Speaking at a tri-state hurricane training conference in Biloxi, the officials praised the appointment of Craig Fugate as FEMA’s director. Fugate, meanwhile, appears on a fast track for Senate confirmation. Fugate drew support from the storm-vulnerable Gulf states because of his hurricane experience while serving as head of emergency management in Florida.
“It’s great to have someone there who understands what we’re going through when we’re in the eye of a hurricane, and he does,” Alabama Gov. Bob Riley said.
Mississippi Gov. Haley Barbour praised Fugate’s assistance during Katrina.
Federal officials have approved a plan that would provide $120 million over four years to help protect and restore Mississippi’s hurricane-damaged coastline and barrier islands.
“We don’t have levees.

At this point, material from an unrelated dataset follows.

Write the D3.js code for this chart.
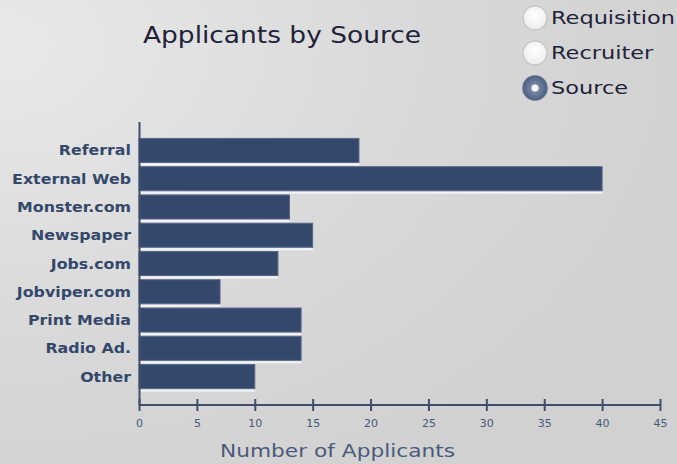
<!DOCTYPE html>
<html><head><meta charset="utf-8">
<script src="https://cdn.jsdelivr.net/npm/d3@7"></script>
<style>html,body{margin:0;padding:0;background:#d4d4d4;}svg{display:block;}</style>
</head><body>
<script>
const categories = ["Referral","External Web","Monster.com","Newspaper","Jobs.com","Jobviper.com","Print Media","Radio Ad.","Other"];
const applicants = [19,40,13,15,12,7,14,14,10];
const xTicks = [0,5,10,15,20,25,30,35,40,45];
const radioOptions = ["Requisition","Recruiter","Source"];
const selectedOption = "Source";
const titleText = "Applicants by Source";
const xTitle = "Number of Applicants";

const W=677,H=464;
const FONT="DejaVu Sans, Verdana, sans-serif";
const svg=d3.select("body").append("svg").attr("width",W).attr("height",H);
const defs=svg.append("defs");
const bg=defs.append("radialGradient").attr("id","bg").attr("cx","0").attr("cy","0.1").attr("r","1.1");
bg.append("stop").attr("offset","0").attr("stop-color","#e9e9e9");
bg.append("stop").attr("offset","0.6").attr("stop-color","#d8d8d8");
bg.append("stop").attr("offset","1").attr("stop-color","#d1d1d1");
svg.append("rect").attr("width",W).attr("height",H).attr("fill","url(#bg)");

// widen glyphs by a factor (reference font renders wider than DejaVu)
function stretch(sel, k, anchorEnd){
  sel.each(function(){
    const L=this.getComputedTextLength();
    const s=d3.select(this).attr("textLength",(L*k).toFixed(1)).attr("lengthAdjust","spacingAndGlyphs");
    if(anchorEnd){ s.attr("x", +s.attr("data-right") - L*k); }
  });
}

const x=d3.scaleLinear().domain([0,45]).range([139,660]);
const y=d3.scaleBand().domain(categories).range([137,390]).paddingInner(0.15).paddingOuter(0.05);

// bars
const g=svg.append("g");
g.selectAll("rect.hl").data(categories).join("rect")
 .attr("x",x(0)).attr("y",d=>y(d)+y.bandwidth()+1).attr("height",2)
 .attr("width",(d,i)=>x(applicants[i])-x(0)).attr("fill","#f4f4f4");
g.selectAll("rect.bar").data(categories).join("rect")
 .attr("x",x(0)).attr("y",d=>y(d)).attr("height",y.bandwidth())
 .attr("width",(d,i)=>x(applicants[i])-x(0))
 .attr("fill","#34486b").attr("stroke","#56678a").attr("stroke-width",1);

// y axis line
svg.append("line").attr("x1",139.5).attr("x2",139.5).attr("y1",122).attr("y2",405).attr("stroke","#3e4e6e").attr("stroke-width",2);
// y labels
const yl=svg.selectAll("text.yl").data(categories).join("text")
 .attr("data-right",131).attr("y",d=>y(d)+y.bandwidth()/2).attr("dy","0.36em")
 .attr("font-family",FONT).attr("font-weight","bold").attr("font-size",14).attr("fill","#34486b").text(d=>d);
stretch(yl,1.13,true);

// x axis
const xa=svg.append("g").attr("transform","translate(0,405)")
 .call(d3.axisBottom(x).tickValues(xTicks).tickSize(5).tickSizeOuter(0));
xa.select(".domain").attr("stroke","#3e4e6e").attr("stroke-width",2).attr("d","M139,0H661");
xa.selectAll(".tick line").attr("stroke","#3e4e6e").attr("stroke-width",2).attr("y1",-6).attr("y2",6);
xa.selectAll(".tick text").attr("y",14).attr("font-family",FONT)
 .attr("font-size",11).attr("fill","#4a5878");

const xt=svg.append("text").attr("x",220).attr("y",457)
 .attr("font-family",FONT).attr("font-size",18).attr("fill","#4a5a7c").text(xTitle);
stretch(xt,235/ (183*18/17));
xt.attr("textLength",235);

// title
const tt=svg.append("text").attr("x",143).attr("y",43)
 .attr("font-family",FONT).attr("font-size",23).attr("fill","#22223a").text(titleText);
tt.attr("textLength",278).attr("lengthAdjust","spacingAndGlyphs");

// radio buttons
const rg=defs.append("radialGradient").attr("id","rsel").attr("cx","0.5").attr("cy","0.5").attr("r","0.5");
rg.append("stop").attr("offset","0").attr("stop-color","#8a9ab8");
rg.append("stop").attr("offset","1").attr("stop-color","#4e5f80");
const ru=defs.append("radialGradient").attr("id","runs").attr("cx","0.5").attr("cy","0.4").attr("r","0.6");
ru.append("stop").attr("offset","0").attr("stop-color","#ffffff");
ru.append("stop").attr("offset","1").attr("stop-color","#ececec");
const rad=svg.selectAll("g.radio").data(radioOptions).join("g").attr("transform",(d,i)=>`translate(535,${18+i*35})`);
rad.append("circle").attr("r",12).attr("fill",d=>d===selectedOption?"url(#rsel)":"url(#runs)")
 .attr("stroke",d=>d===selectedOption?"#5b6a86":"#c8c8c8").attr("stroke-width",1.5);
rad.filter(d=>d===selectedOption).append("circle").attr("r",3.5).attr("fill","#ffffff");
const rt=rad.append("text").attr("x",16).attr("dy","0.36em").attr("font-family",FONT)
 .attr("font-size",17).attr("fill","#22223a").text(d=>d);
stretch(rt,1.32);
</script>
</body></html>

Barrier island are our speed bumps,” said Barbour, who called on the Army Corps of Engineers to implement its plan to restore the island to their 1920s elevations. “Time is coming for Congress to fund it.”

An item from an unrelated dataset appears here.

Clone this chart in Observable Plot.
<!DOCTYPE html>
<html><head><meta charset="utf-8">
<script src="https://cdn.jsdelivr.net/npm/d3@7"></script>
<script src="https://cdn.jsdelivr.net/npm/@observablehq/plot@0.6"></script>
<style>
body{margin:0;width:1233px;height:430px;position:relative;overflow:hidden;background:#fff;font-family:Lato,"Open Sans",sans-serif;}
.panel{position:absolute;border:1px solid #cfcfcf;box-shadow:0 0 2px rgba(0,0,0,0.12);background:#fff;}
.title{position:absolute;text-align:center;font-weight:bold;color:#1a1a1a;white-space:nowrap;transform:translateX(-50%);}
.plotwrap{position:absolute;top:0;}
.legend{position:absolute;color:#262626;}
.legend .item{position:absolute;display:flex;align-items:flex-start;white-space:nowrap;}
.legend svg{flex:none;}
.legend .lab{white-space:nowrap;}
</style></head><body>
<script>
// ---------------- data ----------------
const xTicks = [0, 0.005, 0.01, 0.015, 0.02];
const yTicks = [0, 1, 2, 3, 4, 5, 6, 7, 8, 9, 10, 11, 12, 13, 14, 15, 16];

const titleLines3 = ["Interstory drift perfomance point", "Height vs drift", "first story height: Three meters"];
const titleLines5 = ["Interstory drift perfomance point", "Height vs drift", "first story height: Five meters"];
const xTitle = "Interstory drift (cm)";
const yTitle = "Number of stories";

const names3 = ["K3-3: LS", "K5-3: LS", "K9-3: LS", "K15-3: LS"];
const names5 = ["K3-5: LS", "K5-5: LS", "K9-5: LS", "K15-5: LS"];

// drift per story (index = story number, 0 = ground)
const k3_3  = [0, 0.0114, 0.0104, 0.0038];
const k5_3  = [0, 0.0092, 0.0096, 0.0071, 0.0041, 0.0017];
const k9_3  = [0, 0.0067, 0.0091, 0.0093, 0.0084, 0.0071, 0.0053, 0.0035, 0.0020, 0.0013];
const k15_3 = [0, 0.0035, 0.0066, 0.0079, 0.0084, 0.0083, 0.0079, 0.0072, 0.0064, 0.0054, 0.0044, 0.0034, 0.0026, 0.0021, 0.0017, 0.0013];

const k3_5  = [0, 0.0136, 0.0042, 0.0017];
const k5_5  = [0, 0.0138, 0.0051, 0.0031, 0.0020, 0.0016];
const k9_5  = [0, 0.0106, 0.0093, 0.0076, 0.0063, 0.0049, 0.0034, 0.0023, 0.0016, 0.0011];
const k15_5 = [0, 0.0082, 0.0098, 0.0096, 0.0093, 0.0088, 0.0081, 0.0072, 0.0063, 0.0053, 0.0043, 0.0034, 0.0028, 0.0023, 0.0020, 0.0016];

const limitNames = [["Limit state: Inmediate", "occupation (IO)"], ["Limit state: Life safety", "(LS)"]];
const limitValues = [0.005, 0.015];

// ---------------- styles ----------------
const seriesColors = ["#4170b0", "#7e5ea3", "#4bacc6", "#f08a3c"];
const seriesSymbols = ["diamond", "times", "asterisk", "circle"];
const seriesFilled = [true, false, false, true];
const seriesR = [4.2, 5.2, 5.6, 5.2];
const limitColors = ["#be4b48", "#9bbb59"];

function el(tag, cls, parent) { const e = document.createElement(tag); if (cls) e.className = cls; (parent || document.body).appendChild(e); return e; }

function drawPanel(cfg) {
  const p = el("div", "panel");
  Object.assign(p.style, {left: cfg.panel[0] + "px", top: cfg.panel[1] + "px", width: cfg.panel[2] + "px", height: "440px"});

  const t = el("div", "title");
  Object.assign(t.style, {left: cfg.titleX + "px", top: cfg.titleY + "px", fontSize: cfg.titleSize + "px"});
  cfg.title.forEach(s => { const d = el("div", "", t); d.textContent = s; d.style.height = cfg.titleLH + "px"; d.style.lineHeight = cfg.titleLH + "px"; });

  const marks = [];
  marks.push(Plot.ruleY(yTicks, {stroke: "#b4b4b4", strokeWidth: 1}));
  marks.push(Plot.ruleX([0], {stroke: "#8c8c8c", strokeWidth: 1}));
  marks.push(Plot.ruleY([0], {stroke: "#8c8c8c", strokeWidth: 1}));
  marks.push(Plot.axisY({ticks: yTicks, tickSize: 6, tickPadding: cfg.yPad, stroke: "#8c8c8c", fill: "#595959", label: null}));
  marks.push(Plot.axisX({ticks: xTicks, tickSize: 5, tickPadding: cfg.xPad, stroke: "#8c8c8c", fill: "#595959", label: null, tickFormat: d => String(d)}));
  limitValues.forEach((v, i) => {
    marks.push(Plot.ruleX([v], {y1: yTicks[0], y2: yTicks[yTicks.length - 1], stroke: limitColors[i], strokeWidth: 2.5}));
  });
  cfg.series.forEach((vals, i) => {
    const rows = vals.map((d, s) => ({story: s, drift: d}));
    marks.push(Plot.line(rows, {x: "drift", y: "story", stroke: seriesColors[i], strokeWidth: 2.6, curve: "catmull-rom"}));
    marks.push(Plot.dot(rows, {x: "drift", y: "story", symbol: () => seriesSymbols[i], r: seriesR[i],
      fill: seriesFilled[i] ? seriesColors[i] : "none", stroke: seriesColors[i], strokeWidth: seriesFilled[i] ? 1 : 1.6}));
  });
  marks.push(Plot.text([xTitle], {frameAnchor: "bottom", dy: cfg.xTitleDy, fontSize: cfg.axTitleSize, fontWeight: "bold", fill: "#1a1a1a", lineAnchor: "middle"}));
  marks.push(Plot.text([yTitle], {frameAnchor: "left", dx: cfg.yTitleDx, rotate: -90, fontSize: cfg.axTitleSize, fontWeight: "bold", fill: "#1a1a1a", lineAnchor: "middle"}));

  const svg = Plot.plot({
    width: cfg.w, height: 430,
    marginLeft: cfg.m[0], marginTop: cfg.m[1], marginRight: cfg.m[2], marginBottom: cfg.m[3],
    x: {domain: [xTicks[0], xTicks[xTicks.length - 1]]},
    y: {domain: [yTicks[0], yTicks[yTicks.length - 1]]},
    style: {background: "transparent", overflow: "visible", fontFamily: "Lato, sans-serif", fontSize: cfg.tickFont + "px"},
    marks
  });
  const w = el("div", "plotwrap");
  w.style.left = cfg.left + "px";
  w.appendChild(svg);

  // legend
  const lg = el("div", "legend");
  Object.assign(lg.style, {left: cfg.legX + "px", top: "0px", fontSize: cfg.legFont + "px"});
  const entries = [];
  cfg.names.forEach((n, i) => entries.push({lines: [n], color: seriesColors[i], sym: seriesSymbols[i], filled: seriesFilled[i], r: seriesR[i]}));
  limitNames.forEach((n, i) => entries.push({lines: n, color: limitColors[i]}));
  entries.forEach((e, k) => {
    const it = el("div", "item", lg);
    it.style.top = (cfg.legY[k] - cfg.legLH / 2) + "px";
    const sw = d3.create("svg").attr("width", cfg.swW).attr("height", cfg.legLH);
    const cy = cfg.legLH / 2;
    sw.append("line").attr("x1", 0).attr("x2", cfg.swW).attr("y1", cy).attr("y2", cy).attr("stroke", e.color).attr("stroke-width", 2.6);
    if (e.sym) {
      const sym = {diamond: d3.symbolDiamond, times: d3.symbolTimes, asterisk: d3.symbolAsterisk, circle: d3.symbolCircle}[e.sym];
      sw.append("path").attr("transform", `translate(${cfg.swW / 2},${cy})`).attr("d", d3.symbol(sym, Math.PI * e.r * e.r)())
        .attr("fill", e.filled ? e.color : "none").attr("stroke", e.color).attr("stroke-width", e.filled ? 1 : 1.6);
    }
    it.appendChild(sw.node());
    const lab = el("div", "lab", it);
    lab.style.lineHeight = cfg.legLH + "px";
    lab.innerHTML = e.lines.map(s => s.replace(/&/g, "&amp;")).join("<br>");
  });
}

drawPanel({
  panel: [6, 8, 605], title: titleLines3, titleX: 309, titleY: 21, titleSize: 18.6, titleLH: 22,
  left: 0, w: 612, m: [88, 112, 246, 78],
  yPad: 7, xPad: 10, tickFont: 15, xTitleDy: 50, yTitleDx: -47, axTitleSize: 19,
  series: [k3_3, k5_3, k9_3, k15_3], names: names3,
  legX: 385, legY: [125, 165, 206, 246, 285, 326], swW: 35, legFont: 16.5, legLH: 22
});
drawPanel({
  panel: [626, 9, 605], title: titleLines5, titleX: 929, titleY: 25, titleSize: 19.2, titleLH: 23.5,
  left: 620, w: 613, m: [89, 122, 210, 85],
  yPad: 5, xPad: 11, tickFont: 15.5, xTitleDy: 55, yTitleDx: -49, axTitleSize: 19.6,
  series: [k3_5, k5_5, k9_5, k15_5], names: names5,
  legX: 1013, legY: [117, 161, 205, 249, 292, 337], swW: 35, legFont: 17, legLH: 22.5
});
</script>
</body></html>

Mark Cooper, director of Louisiana Homeland Security, agreed with Barbour that federal officials should allow more flexibility in spending of hazard mitigation funds. Cooper said his state would use the money to build multipurpose shelters; Barbour would spend some of it on communications equipment.
“The first problem you’ve got is how to communicate when everything has been devastated,” Barbour said. “The federal government won’t let us spend it on the thing that would do the most good.”
Cooper also urged FEMA to be more “flexible” in use of the mitigation funds.
“Our issue is sheltering. We’d like to look at mitigation funds to build shelter capacity,” he said.
According to FEMA, the hazard mitigation grants must go for projects that will reduce or eliminate the losses from future disasters, such as elevation of a home to reduce the risk of flood damages, for example.
Officials at the three-day Biloxi conference compared lessons learned from four hurricanes: Katrina and Rita in 2005 and Gustav and Ike in 2008. Hurricane season starts June 1 and ends Nov. 30.
Some 10,000 Louisiana evacuees from Gustav were sheltered in Alabama.
Riley said the government’s high cost of evacuation could be reduced by building more shelters closer to where evacuees live, because some will find their homes undamaged by a hurricane and could return to them sooner.
He warned coastal residents against complacency when a storm approaches and prepare to evacuate.
“Every individual family needs a plan,” Riley said.
During Gustav, Alabama sheltered Louisiana evacuees at its two-year college campuses and a city auditorium in Birmingham and still hasn’t been fully reimbursed by FEMA for those costs, a state official said.
As for the evacuation, Cooper said reversing lanes on interstates to move traffic away from the coast was successful overall during Gustav with some backups in Alabama, apparently blamed on highway construction.
Cooper said his agency will distribute updated maps in the next few weeks to make people aware of the evacuation routes.